A 6.5-magnitude earthquake killed at least two people in the central Philippines yesterday, with more than five people still trapped inside a collapsed commercial building, officials said.
An 18-year-old woman died after being hit by falling debris in Ormoc City on Leyte island, near the epicentre of the quake, police said.
Elsewhere, rescuers pulled out eight survivors and one body from a collapsed three-storey structure in the town of Kananga, also on Leyte island, Kananga vice mayor Elmer Codilla said. “Eight people have been rescued. All are in the hospital,” he said, declining to say if their injuries were serious.
Among those rescued were two people who previously sent SMS messages under the rubble, calling for help, he said.

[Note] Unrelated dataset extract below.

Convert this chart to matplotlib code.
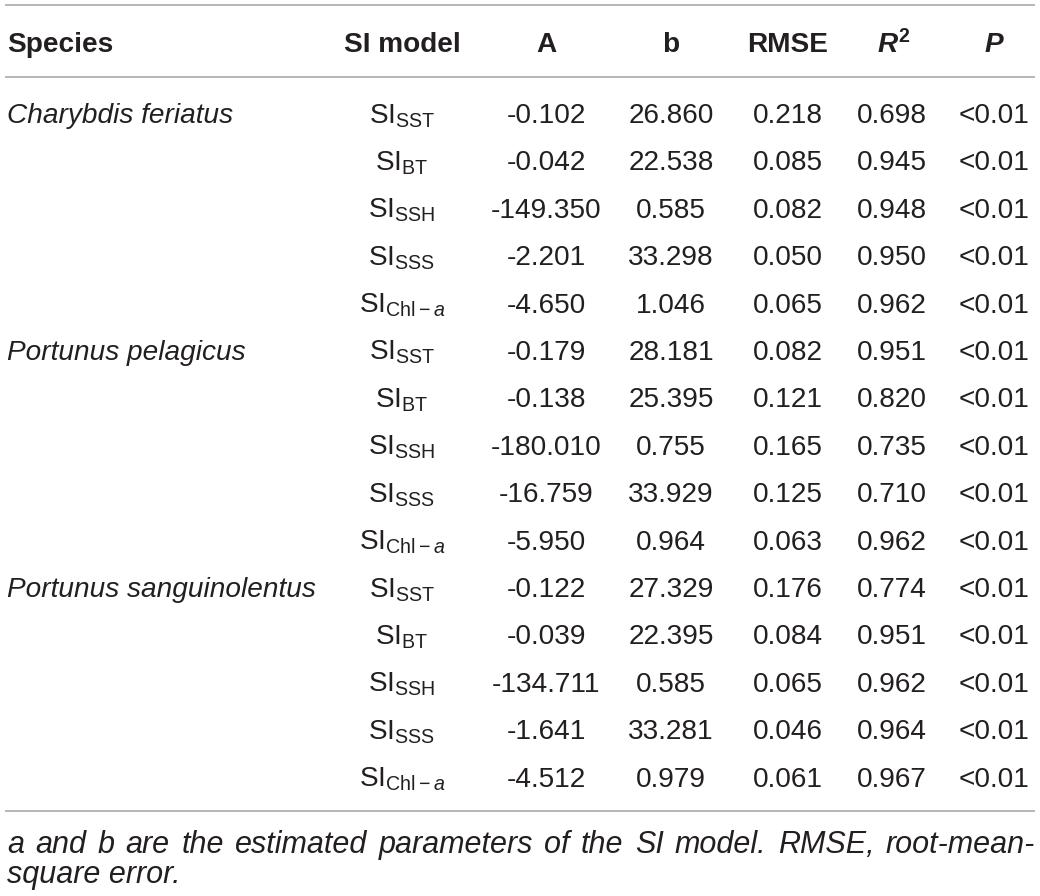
import matplotlib
matplotlib.use("Agg")
import matplotlib.pyplot as plt
from matplotlib import font_manager

# ---------------- data ----------------
species = ["Charybdis feriatus", "Portunus pelagicus", "Portunus sanguinolentus"]
models = ["SST", "BT", "SSH", "SSS", "Chl-a"]
A_vals = ["-0.102", "-0.042", "-149.350", "-2.201", "-4.650",
          "-0.179", "-0.138", "-180.010", "-16.759", "-5.950",
          "-0.122", "-0.039", "-134.711", "-1.641", "-4.512"]
b_vals = ["26.860", "22.538", "0.585", "33.298", "1.046",
          "28.181", "25.395", "0.755", "33.929", "0.964",
          "27.329", "22.395", "0.585", "33.281", "0.979"]
rmse_vals = ["0.218", "0.085", "0.082", "0.050", "0.065",
             "0.082", "0.121", "0.165", "0.125", "0.063",
             "0.176", "0.084", "0.065", "0.046", "0.061"]
r2_vals = ["0.698", "0.945", "0.948", "0.950", "0.962",
           "0.951", "0.820", "0.735", "0.710", "0.962",
           "0.774", "0.951", "0.962", "0.964", "0.967"]
p_vals = ["<0.01"] * 15
footnote_line1 = "a and b are the estimated parameters of the SI model. RMSE, root-mean-"
footnote_line2 = "square error."

# ---------------- style ----------------
TXT = "#231f20"
LINE = "#a3a3a3"
FS = 20.2
plt.rcParams["font.family"] = ["Liberation Sans", "DejaVu Sans"]
plt.rcParams["mathtext.fontset"] = "custom"
plt.rcParams["mathtext.rm"] = "Liberation Sans"
plt.rcParams["mathtext.it"] = "Liberation Sans:italic"
plt.rcParams["mathtext.bf"] = "Liberation Sans:bold"

def has_font(name):
    try:
        font_manager.findfont(font_manager.FontProperties(family=name), fallback_to_default=False)
        return True
    except Exception:
        return False

narrow = has_font("Liberation Sans Narrow")

fig = plt.figure(figsize=(10.4, 8.96), dpi=100)
ax = fig.add_axes([0, 0, 1, 1])
ax.set_xlim(0, 1040)
ax.set_ylim(896, 0)
ax.axis("off")

x_left, x_right = 5, 1035
col_model, col_A, col_b, col_rmse, col_r2, col_p = 402, 546, 671, 788, 892, 994
y_header = 52
y_row0 = 123
dy = 47.4

# rules
for y in (5, 77, 811):
    ax.plot([x_left, x_right], [y, y], color=LINE, lw=1.1, solid_capstyle="butt")

# header
hdr = dict(fontsize=FS, fontweight="bold", color=TXT, va="baseline")
ax.text(7, y_header, "Species", ha="left", **hdr)
ax.text(col_model, y_header, "SI model", ha="center", **hdr)
ax.text(col_A, y_header, "A", ha="center", **hdr)
ax.text(col_b, y_header, "b", ha="center", **hdr)
ax.text(col_rmse, y_header, "RMSE", ha="center", **hdr)
ax.text(col_r2 + 6, y_header, "R", ha="right", style="italic", **hdr)
ax.text(col_r2 + 6, y_header - 10, "2", ha="left", fontsize=FS * 0.7,
        fontweight="bold", color=TXT, va="baseline")
ax.text(col_p, y_header, "P", ha="center", style="italic", **hdr)

def model_label(m):
    if m == "Chl-a":
        return r"SI$_{\mathrm{Chl}-a}$"
    return r"SI$_{\mathrm{%s}}$" % m

cell = dict(fontsize=FS, color=TXT, va="baseline", ha="center")
for i in range(len(A_vals)):
    y = y_row0 + i * dy
    g, k = divmod(i, len(models))
    if k == 0:
        ax.text(7, y, species[g], ha="left", va="baseline", fontsize=FS,
                style="italic", color=TXT)
    ax.text(col_model, y, model_label(models[k]), **cell)
    ax.text(col_A, y, A_vals[i], **cell)
    ax.text(col_b, y, b_vals[i], **cell)
    ax.text(col_rmse, y, rmse_vals[i], **cell)
    ax.text(col_r2, y, r2_vals[i], **cell)
    ax.text(col_p, y, p_vals[i], **cell)

# footnote (justified first line)
fam = ["Liberation Sans Narrow", "Liberation Sans"] if narrow else ["Liberation Sans"]
fn_size = 23 if narrow else 22
fig.canvas.draw()
renderer = fig.canvas.get_renderer()
words = footnote_line1.split(" ")
while True:
    fn = dict(fontsize=fn_size, style="italic", color=TXT, va="baseline", family=fam)
    arts = [ax.text(0, 853, w, ha="left", **fn) for w in words]
    widths = [a.get_window_extent(renderer).width for a in arts]
    gap = (x_right - 7 - sum(widths)) / (len(words) - 1)
    if gap >= fn_size * 100 / 72 * 0.24 or fn_size < 16:
        break
    for a in arts:
        a.remove()
    fn_size -= 0.25
x = 7
for a, w in zip(arts, widths):
    a.set_x(x)
    x += w + gap
ax.text(7, 883, footnote_line2, ha="left", **fn)

fig.savefig("out.png", dpi=100)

“There are six or seven still inside. Definitely more than five but less than ten,” he added.
Among those still trapped are two children who have been reached by rescuers but who still cannot be extricated from the rubble, the vice-mayor said.
“We have given them water,” he added.
Dominico Petilla, the governor of Leyte province, said rescue personnel, ambulances and heavy equipment have been sent to the mountainous town of about 50,000 people.
“They’re still trying to pull out the injured,” Petilla told local television.
The 10-year-old building housed a small hotel upstairs and shops on the ground floor, officials said.
The quake hit at a depth of around 6kms, the US Geological Survey said.
There was no warning of a tsunami, the Pacific Tsunami Warning Center said.
Large parts of Leyte were devastated by super typhoon Haiyan in November 2013. Huge tsunami-like waves smashed the city of Tacloban and nearby areas, leaving 7,350 people dead or missing.
Tacloban and Ormoc, the island’s other main city, largely escaped damage this time, residents contacted by telephone said.
However, the entire island of Leyte as well as neighbouring islands were still without power after the quake caused geothermal plants on the island to shut down, an energy department statement said.
While the plants were soon back online, inspectors were still searching for damage to power lines, the department said, adding that it could take “one or two weeks” to fully restore power.
Roy Ribo, an official with a farmers’ organisation who was visiting Kananga, said he watched schoolchildren panic as their teachers herded them out of their classrooms for safety after the quake.
“Many children were hysterical. They were frantic, crying,” he added.
Father Romy Salazar, the Catholic parish priest of the Leyte town of Jaro at the quake’s epicentre, said residents rushed out of their homes as the town shook.
“I was inside the church. I was forced to hold on to the main door,” Salazar said, but added he had not seen any major damage in the town.
In February, a 6.5-magnitude quake killed eight people and left more than 250 injured outside the southern city of Surigao.
The following month a 5.9-magnitude tremor killed one person there in March.
Before the Surigao quakes, the last fatal earthquake to hit the country was a 7.1-magnitude tremor that left more than 220 people dead and destroyed historic churches when it struck the central islands in October 2013.
The Philippines lies on the so-called Ring of Fire, a vast Pacific Ocean region where many quakes and volcanic eruptions occur.